In 1886, George was sent to the penitentiary in Salt Lake City, with many more
men for unlawful cohabitation. While he was there his two wives built a
two-roomed house for Elsie, in which she lived until she later deserted her
husband and six children for another man. Elizabeth took care of these children
during the next three years. (See The Internment of George Brown Bailey, by
Gary E. Stay).
This little episode hastened or at least shortened the life of George and on the
4th of November 1895 he passed away. Elsie then took her children to live with
her, all except the youngest one who refused to leave, so he was cared for by
Elizabeth until he grew up and was married.
Elizabeth was a devout worker in the Relief Society; she held the position of
treasurer in the Mill Creek Ward R. S. and then when the ward was divided she
retained her position in the Wilford Ward R. S. making a total of more than
twenty-five years. She also was a worker in the temple for six years.

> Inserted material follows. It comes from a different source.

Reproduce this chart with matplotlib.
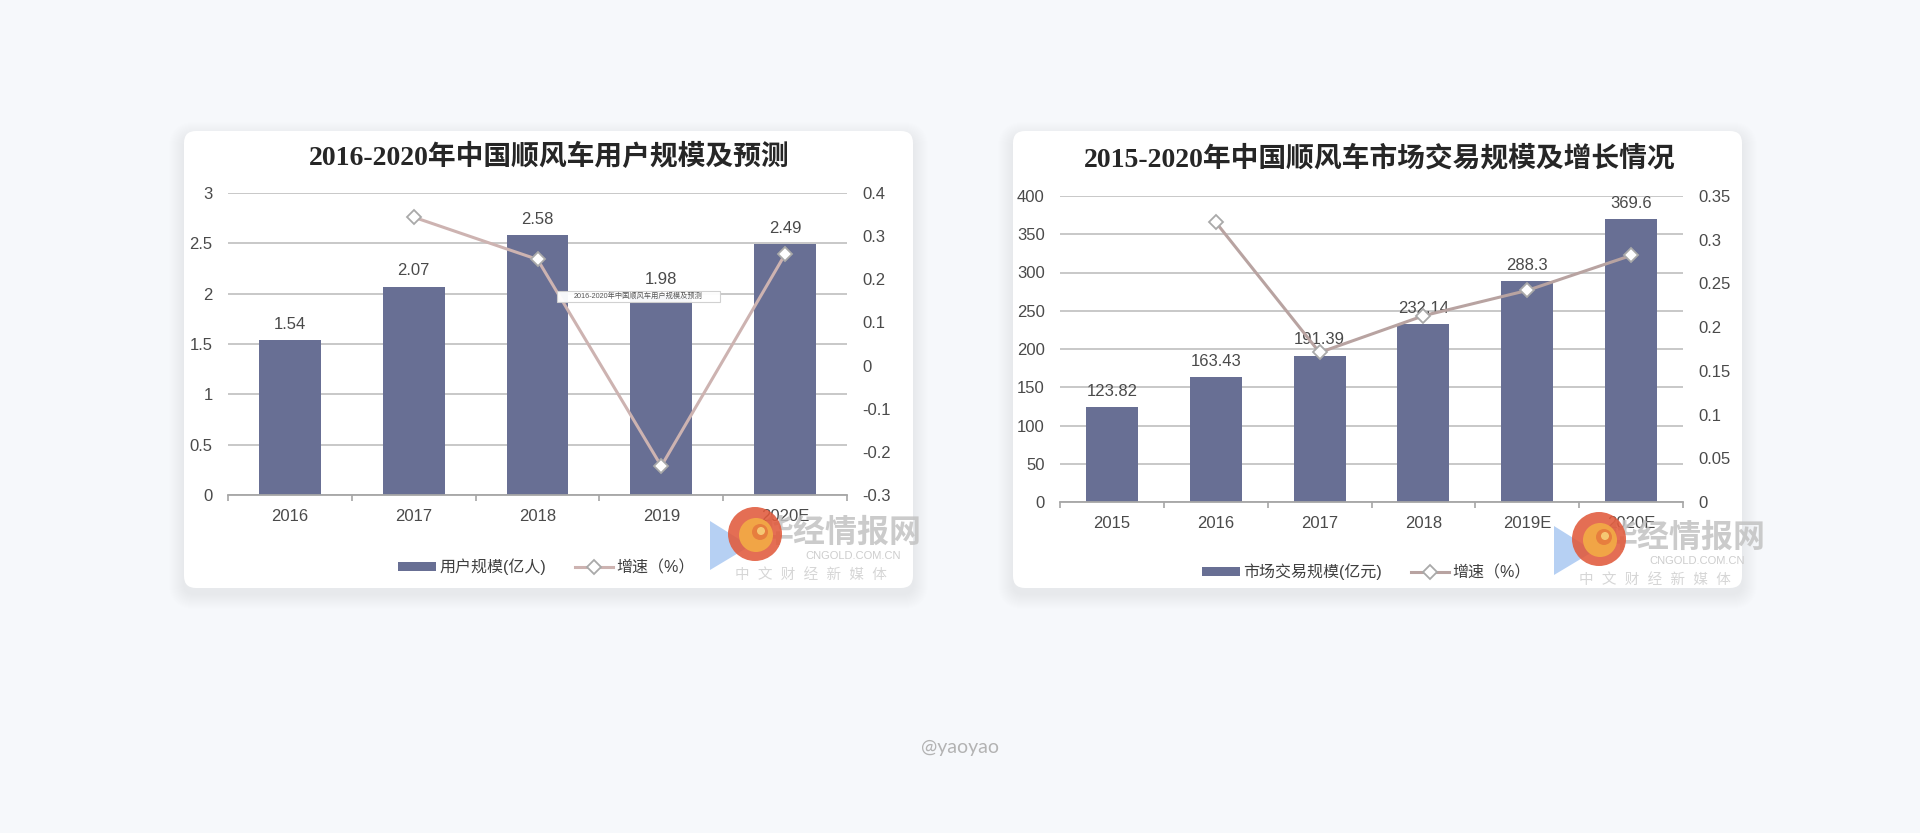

She lived to se another epidemic; in 1918 influenza was as bad or worse than the
diphtheria epidemic because it affected adults as well as children and the First
World War had just came to a close.
She had given up house keeping in 1912 and spent her time living with her
children, mostly her two daughters Ellen and Alice, there also was her married
daughter Elizabeth.
When 82 years of age she learned to knit, and several pairs of socks were sent
to the fighting men over seas.
Shortly before her death she counted up her descendants and found that they
totaled 100, and she was happy to find that there was not a cripple or a
defective one among them. She was the mother of twelve children, six boys and
six girls, one girl died at birth and five children died of the diphtheria, also
the eldest son who died on the same after being grown and married and three
daughters and two sons survived her.
In 1918 she came to Salt Lake City from Salina, where she had been staying with
her daughter Ellen to attend October Conference, while there she contacted the
flue germ went back to Salina where she passed away, October 18th 1918. She was
buried in the Salt Lake Cemetery besides her loved ones who had gone before.
She died a true and faithful Latter Day Saint.